El pasado 31 de diciembre de 2024 se publicó una reforma al párrafo segundo del artículo 19 de la Constitución Política de los Estados Unidos Mexicanos en materia de prisión preventiva oficiosa, ampliando el catálogo de delitos por los cuales los jueces deben imponer esta medida cautelar. Esto significa que, al ser acusado de ciertos delitos, el imputado deberá enfrentar su proceso penal en prisión, aun cuando no exista una sentencia que acredite su culpabilidad.
Lo controvertido de esta reforma no radica únicamente en la ampliación de delitos como extorsión, narcomenudeo, actividades relacionadas con el fentanilo y otras drogas sintéticas; defraudación fiscal, contrabando y la emisión de comprobantes fiscales falsos. El verdadero conflicto surge de la contradicción que esto representa frente a la sentencia de la Corte Interamericana de Derechos Humanos (CIDH) emitida en enero de 2023, en la cual se condenó al Estado mexicano y se le ordenó eliminar la figura de la prisión preventiva oficiosa por considerarla violatoria de la Convención Americana sobre Derechos Humanos.

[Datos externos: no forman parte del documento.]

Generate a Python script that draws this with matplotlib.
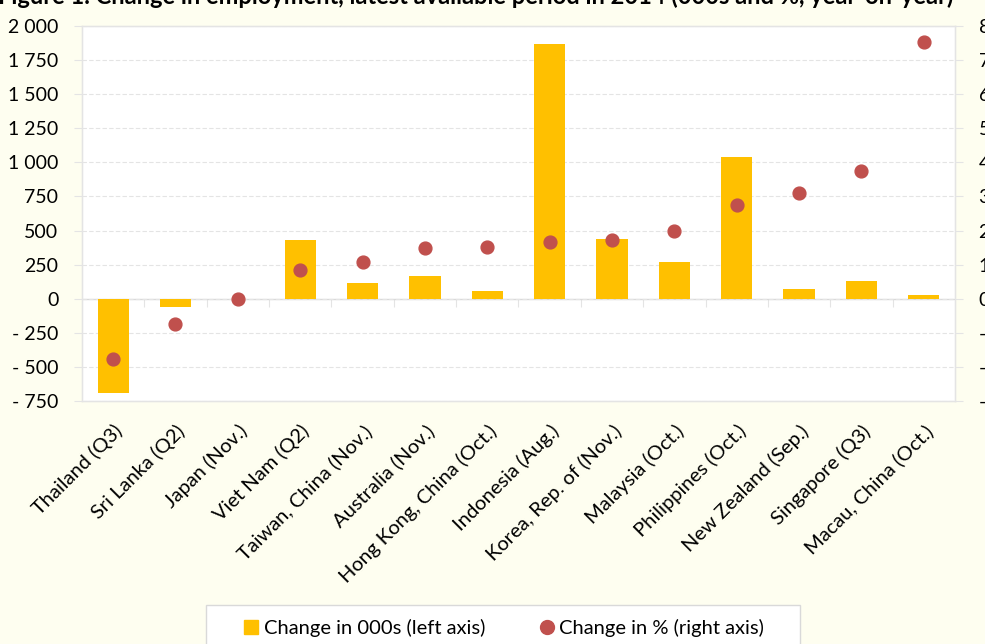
import matplotlib
matplotlib.use("Agg")
import matplotlib.pyplot as plt
from matplotlib.patches import Rectangle
from matplotlib.lines import Line2D
import numpy as np

plt.rcParams['font.family'] = ['Lato', 'DejaVu Sans']

categories = ["Thailand (Q3)", "Sri Lanka (Q2)", "Japan (Nov.)", "Viet Nam (Q2)",
              "Taiwan, China (Nov.)", "Australia (Nov.)", "Hong Kong, China (Oct.)",
              "Indonesia (Aug.)", "Korea, Rep. of (Nov.)", "Malaysia (Oct.)",
              "Philippines (Oct.)", "New Zealand (Sep.)", "Singapore (Q3)",
              "Macau, China (Oct.)"]
change_000s = [-690, -62, 0, 432, 119, 169, 59, 1867, 438, 269, 1043, 73, 127, 24]
change_pct = [-1.77, -0.74, 0.0, 0.83, 1.08, 1.50, 1.52, 1.65, 1.71, 2.00, 2.76, 3.11, 3.75, 7.54]

left_ticks = [-750, -500, -250, 0, 250, 500, 750, 1000, 1250, 1500, 1750, 2000]
left_labels = ["- 750", "- 500", "- 250", "0", "250", "500", "750",
               "1 000", "1 250", "1 500", "1 750", "2 000"]
right_ticks = [-3, -2, -1, 0, 1, 2, 3, 4, 5, 6, 7, 8]
right_labels = ["-3", "-2", "-1", "0", "1", "2", "3", "4", "5", "6", "7", "8"]

bar_color = "#FFC000"
dot_color = "#C0504D"
bg_color = "#FEFEF0"
grid_color = "#E4E4E4"

fig = plt.figure(figsize=(9.85, 6.44), dpi=100, facecolor=bg_color)
ax = fig.add_axes([0.0832, 0.3773, 0.8863, 0.5823])
ax.set_facecolor("white")

x = np.arange(len(categories))
ax.bar(x, change_000s, width=0.5, color=bar_color, zorder=2)
ax.set_xlim(-0.5, len(categories) - 0.5)
ax.set_ylim(-750, 2000)
ax.set_yticks(left_ticks)
ax.set_yticklabels(left_labels)
ax.yaxis.grid(True, color=grid_color, linestyle=(0, (4, 2)), linewidth=0.8, zorder=0)
ax.axhline(0, color="#D9D9D9", linewidth=1.0, zorder=1)
ax.tick_params(axis='y', length=6, color=grid_color, labelsize=14, pad=11)
ax.set_xticks(x)
ax.set_xticklabels(categories, rotation=45, ha='right', rotation_mode='anchor', fontsize=14.5)
ax.tick_params(axis='x', length=0, pad=15)
for s in ax.spines.values():
    s.set_color(grid_color)
    s.set_linewidth(1.0)

# category boundary ticks along the zero line
zero_frac = 750 / 2750
sec = ax.secondary_xaxis(zero_frac)
sec.set_xticks(np.arange(len(categories) - 1) + 0.5)
sec.set_xticklabels([])
sec.tick_params(axis='x', length=6, color=grid_color, direction='out')
sec.spines['bottom'].set_visible(False)

ax2 = ax.twinx()
ax2.scatter(x, change_pct, s=85, color=dot_color, zorder=3)
ax2.set_ylim(-3, 8)
ax2.set_yticks(right_ticks)
ax2.set_yticklabels(right_labels)
ax2.tick_params(axis='y', length=6, color=grid_color, labelsize=14, pad=11)
for s in ax2.spines.values():
    s.set_color(grid_color)

fig.text(-0.002, 0.9935, "Figure 1. Change in employment, latest available period in 2014 (000s and %, year-on-year)",
         fontsize=17, fontweight='bold', ha='left', va='baseline')

# legend box
fig.patches.append(Rectangle((0.209, -0.05), 0.603, 0.1106, transform=fig.transFigure,
                             facecolor='white', edgecolor='#D9D9D9', linewidth=1.0))
handles = [Line2D([], [], marker='s', linestyle='none', color=bar_color, markersize=10),
           Line2D([], [], marker='o', linestyle='none', color=dot_color, markersize=10)]
fig.legend(handles, ["Change in 000s (left axis)", "Change in % (right axis)"],
           loc='center', bbox_to_anchor=(0.5105, 0.0255), ncol=2, frameon=False,
           fontsize=14.5, handletextpad=0.1, columnspacing=2.6, handlelength=1.0)

fig.savefig("out.png", dpi=100, facecolor=bg_color)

La CIDH determinó que la prisión preventiva oficiosa viola el principio de presunción de inocencia, uno de los pilares fundamentales del debido proceso legal. Este principio establece que todo individuo es inocente hasta que se demuestre lo contrario, algo que, en el caso mexicano, queda anulado con la imposición de la prisión preventiva obligatoria. En lugar de adecuar el marco normativo para cumplir con este mandato internacional, el Estado mexicano optó por ir en la dirección opuesta, ampliando los supuestos que obligan al juez a imponer esta medida cautelar.
Un aspecto adicional de esta reforma es su impacto en la interpretación constitucional. El artículo modificado establece que “los órganos del Estado deberán atenerse a su literalidad, quedando prohibida cualquier interpretación análoga o extensiva” del texto. Esto significa que los jueces, magistrados y ministros están obligados a interpretar este artículo literalmente, cerrando la puerta al principio pro persona contenido en el artículo 1º de la Constitución, que prioriza la norma más favorable al individuo y garantiza una interpretación amplia y protectora de los derechos humanos.
Esta restricción interpretativa plantea un grave desafío para el sistema de justicia, pues impide a los operadores jurídicos utilizar herramientas esenciales para garantizar los derechos fundamentales. En palabras simples, se elimina la posibilidad de que los jueces puedan interpretar la ley de manera que proteja mejor los derechos de las personas, consolidando un enfoque punitivista que prioriza la detención sobre la justicia.
El riesgo inherente a estas reformas no es menor. En un sistema de justicia donde la fabricación de pruebas y las deficiencias en la investigación ministerial son una realidad frecuente, la prisión preventiva oficiosa puede convertirse en una herramienta de persecución política, criminalización de la pobreza o incluso en un mecanismo de represión contra sectores vulnerables. El hecho de que una persona pueda ser encarcelada simplemente por una acusación, sin un análisis profundo de las pruebas, pone en riesgo la libertad de muchos ciudadanos que podrían ser inocentes.
La aplicación de estas reformas merece una observación constante y crítica. No podemos ignorar que esta medida, aunque presentada como un intento por combatir delitos graves, representa un retroceso significativo en la defensa de los derechos humanos en México. Cumplir con nuestras obligaciones internacionales no es una opción, es un imperativo legal y ético. El derecho a la libertad y a un juicio justo debe prevalecer sobre cualquier narrativa que pretenda justificar el encarcelamiento sin pruebas definitivas.
La pregunta que queda en el aire es: ¿qué tipo de justicia estamos construyendo? Si el Estado mexicano no rectifica y prioriza los derechos humanos sobre los intereses punitivos, corremos el riesgo de perpetuar un sistema que castiga más que protege, que encarcela más que rehabilita y que, en lugar de garantizar justicia, siembra más desconfianza en nuestras instituciones.